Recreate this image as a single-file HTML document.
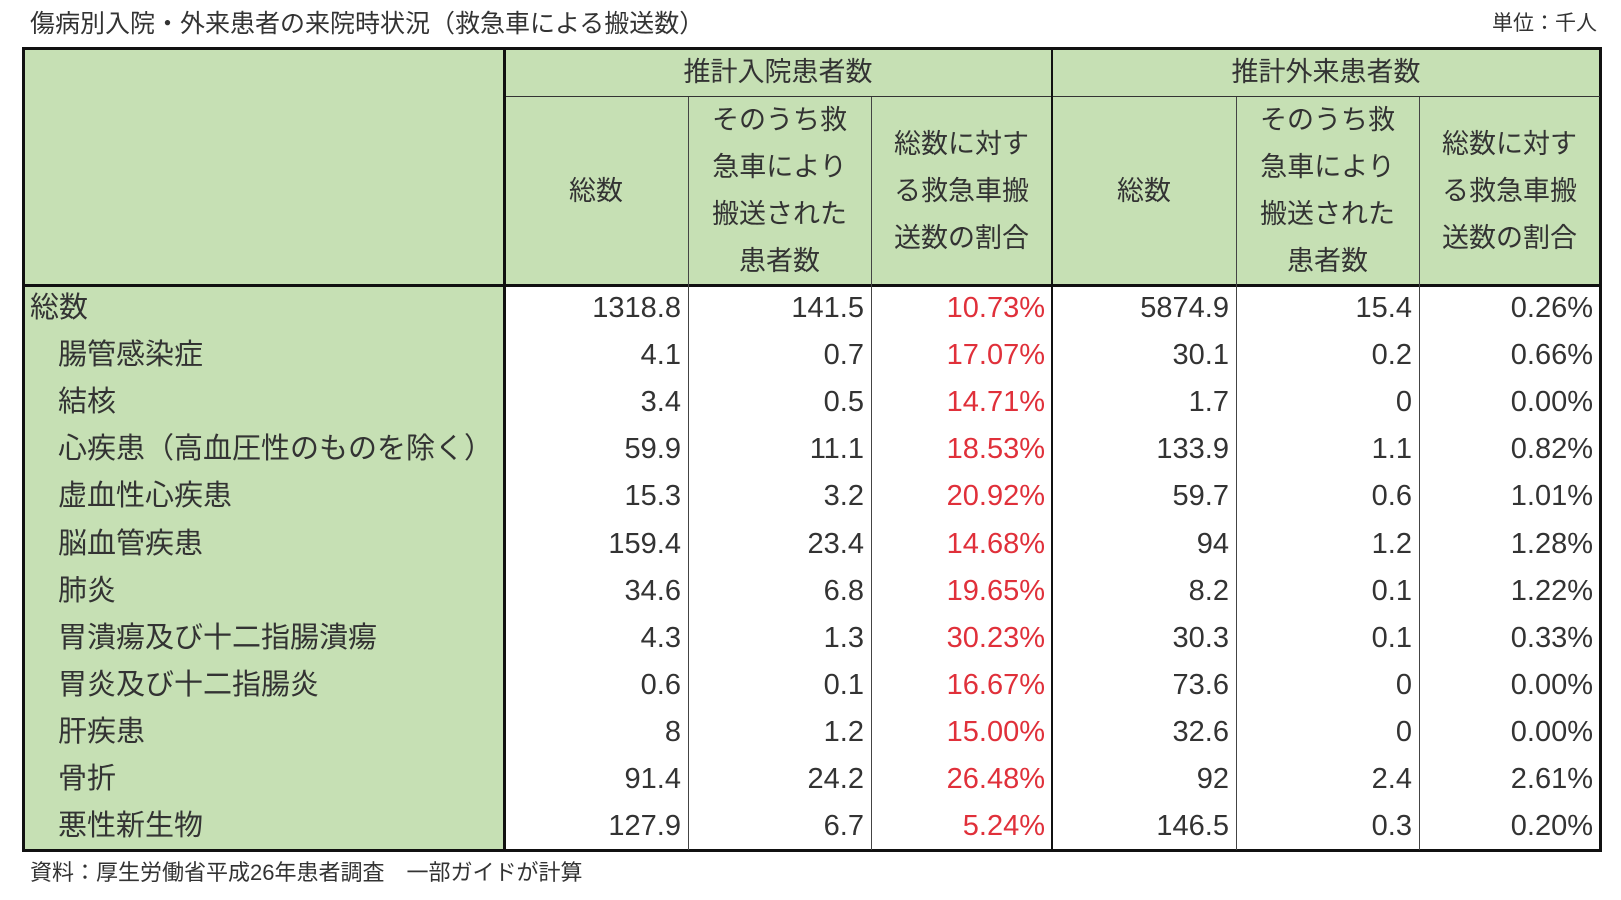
<!DOCTYPE html>
<html><head><meta charset="utf-8"><style>
body{margin:0;width:1621px;height:900px;background:#fff;position:relative;overflow:hidden;font-family:"Liberation Sans","Noto Sans CJK JP",sans-serif;color:#333}
.a{position:absolute;box-sizing:border-box}
.g{background:#c6e0b4}
.h{display:flex;align-items:center;justify-content:center;text-align:center;font-size:27px;line-height:47px}
.c{font-size:29px;line-height:47px;white-space:nowrap}
.r{text-align:right;padding-right:7px}
.red{color:#e0303a}
</style></head><body>
<div class="a" style="left:30px;top:6px;font-size:25px;line-height:36px">傷病別入院・外来患者の来院時状況（救急車による搬送数）</div>
<div class="a" style="right:24px;top:8px;font-size:21px;line-height:32px">単位：千人</div>
<div id="tbl"></div>
<div class="a" style="left:30px;top:857px;font-size:22px;line-height:32px">資料：厚生労働省平成26年患者調査　一部ガイドが計算</div>
<script>
const labels=["総数","腸管感染症","結核","心疾患（高血圧性のものを除く）","虚血性心疾患","脳血管疾患","肺炎","胃潰瘍及び十二指腸潰瘍","胃炎及び十二指腸炎","肝疾患","骨折","悪性新生物"];
const inTotal=["1318.8","4.1","3.4","59.9","15.3","159.4","34.6","4.3","0.6","8","91.4","127.9"];
const inAmb=["141.5","0.7","0.5","11.1","3.2","23.4","6.8","1.3","0.1","1.2","24.2","6.7"];
const inPct=["10.73%","17.07%","14.71%","18.53%","20.92%","14.68%","19.65%","30.23%","16.67%","15.00%","26.48%","5.24%"];
const outTotal=["5874.9","30.1","1.7","133.9","59.7","94","8.2","30.3","73.6","32.6","92","146.5"];
const outAmb=["15.4","0.2","0","1.1","0.6","1.2","0.1","0.1","0","0","2.4","0.3"];
const outPct=["0.26%","0.66%","0.00%","0.82%","1.01%","1.28%","1.22%","0.33%","0.00%","0.00%","2.61%","0.20%"];
const colX=[23,504,688,871,1052,1236,1419,1600];
const top0=48,h1=97,hB=285,rowH=47.1;
const body=document.body;
function box(x,y,w,h,cls,html,name,style){
  const d=document.createElement('div');
  d.className='a '+cls;
  d.style.left=x+'px';d.style.top=y+'px';d.style.width=w+'px';d.style.height=h+'px';
  if(style)d.style.cssText+=style;
  d.innerHTML=html;
  
  
  body.appendChild(d);return d;
}
// header backgrounds
box(colX[0],top0,colX[7]-colX[0],hB-top0,'g','','header-background');
box(colX[0],hB,colX[1]-colX[0],850-hB,'g','','label-column-background');
box(colX[1],top0,colX[4]-colX[1],h1-top0,'h','推計入院患者数','inpatient-group-header');
box(colX[4],top0,colX[7]-colX[4],h1-top0,'h','推計外来患者数','outpatient-group-header');
const sub=['総数','そのうち救<br>急車により<br>搬送された<br>患者数','総数に対す<br>る救急車搬<br>送数の割合'];
const subNames=['total-header','ambulance-header','ratio-header'];
for(let i=0;i<6;i++){
  box(colX[i+1],h1,colX[i+2]-colX[i+1],hB-h1,'h','<div>'+sub[i%3]+'</div>',subNames[i%3]+(i<3?'-inpatient':'-outpatient'));
}
const cols=[inTotal,inAmb,inPct,outTotal,outAmb,outPct];
for(let r=0;r<labels.length;r++){
  const y=hB+r*rowH;
  box(r==0?30:58,y,460,rowH,'c',labels[r],'row-label');
  for(let c=0;c<6;c++){
    box(colX[c+1],y,colX[c+2]-colX[c+1],rowH,'c r'+(c==2?' red':''),cols[c][r],'cell-value');
  }
}
// lines
function line(x,y,w,h,name,col){const d=box(x,y,w,h,'','',name);d.style.background=col||'#111';}
line(colX[0]-1,top0-1,colX[7]-colX[0]+2,3,'border-top');
line(colX[0]-1,849,colX[7]-colX[0]+2,3,'border-bottom');
line(colX[0]-1,top0-1,3,850-top0+3,'border-left');
line(colX[7]-1,top0-1,3,850-top0+3,'border-right');
line(colX[0],hB-1,colX[7]-colX[0],3,'header-bottom-border');
line(colX[1],h1-1,colX[7]-colX[1],1,'group-header-border','#333');
line(colX[1]-1,top0,3,850-top0,'label-column-border');
line(colX[4]-1,top0,2,850-top0,'group-divider');
[2,3,5,6].forEach(i=>line(colX[i],h1,1,850-h1,'column-divider','#444'));
</script>
</body></html>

=======

Stated goal
Reproduce the data above word for word from its first line through the line that holds "d.innerHTML=html;", both ends included; skip pictures.

Exercise solution
Recreate this image as a single-file HTML document.
<!DOCTYPE html>
<html><head><meta charset="utf-8"><style>
body{margin:0;width:1621px;height:900px;background:#fff;position:relative;overflow:hidden;font-family:"Liberation Sans","Noto Sans CJK JP",sans-serif;color:#333}
.a{position:absolute;box-sizing:border-box}
.g{background:#c6e0b4}
.h{display:flex;align-items:center;justify-content:center;text-align:center;font-size:27px;line-height:47px}
.c{font-size:29px;line-height:47px;white-space:nowrap}
.r{text-align:right;padding-right:7px}
.red{color:#e0303a}
</style></head><body>
<div class="a" style="left:30px;top:6px;font-size:25px;line-height:36px">傷病別入院・外来患者の来院時状況（救急車による搬送数）</div>
<div class="a" style="right:24px;top:8px;font-size:21px;line-height:32px">単位：千人</div>
<div id="tbl"></div>
<div class="a" style="left:30px;top:857px;font-size:22px;line-height:32px">資料：厚生労働省平成26年患者調査　一部ガイドが計算</div>
<script>
const labels=["総数","腸管感染症","結核","心疾患（高血圧性のものを除く）","虚血性心疾患","脳血管疾患","肺炎","胃潰瘍及び十二指腸潰瘍","胃炎及び十二指腸炎","肝疾患","骨折","悪性新生物"];
const inTotal=["1318.8","4.1","3.4","59.9","15.3","159.4","34.6","4.3","0.6","8","91.4","127.9"];
const inAmb=["141.5","0.7","0.5","11.1","3.2","23.4","6.8","1.3","0.1","1.2","24.2","6.7"];
const inPct=["10.73%","17.07%","14.71%","18.53%","20.92%","14.68%","19.65%","30.23%","16.67%","15.00%","26.48%","5.24%"];
const outTotal=["5874.9","30.1","1.7","133.9","59.7","94","8.2","30.3","73.6","32.6","92","146.5"];
const outAmb=["15.4","0.2","0","1.1","0.6","1.2","0.1","0.1","0","0","2.4","0.3"];
const outPct=["0.26%","0.66%","0.00%","0.82%","1.01%","1.28%","1.22%","0.33%","0.00%","0.00%","2.61%","0.20%"];
const colX=[23,504,688,871,1052,1236,1419,1600];
const top0=48,h1=97,hB=285,rowH=47.1;
const body=document.body;
function box(x,y,w,h,cls,html,name,style){
  const d=document.createElement('div');
  d.className='a '+cls;
  d.style.left=x+'px';d.style.top=y+'px';d.style.width=w+'px';d.style.height=h+'px';
  if(style)d.style.cssText+=style;
  d.innerHTML=html;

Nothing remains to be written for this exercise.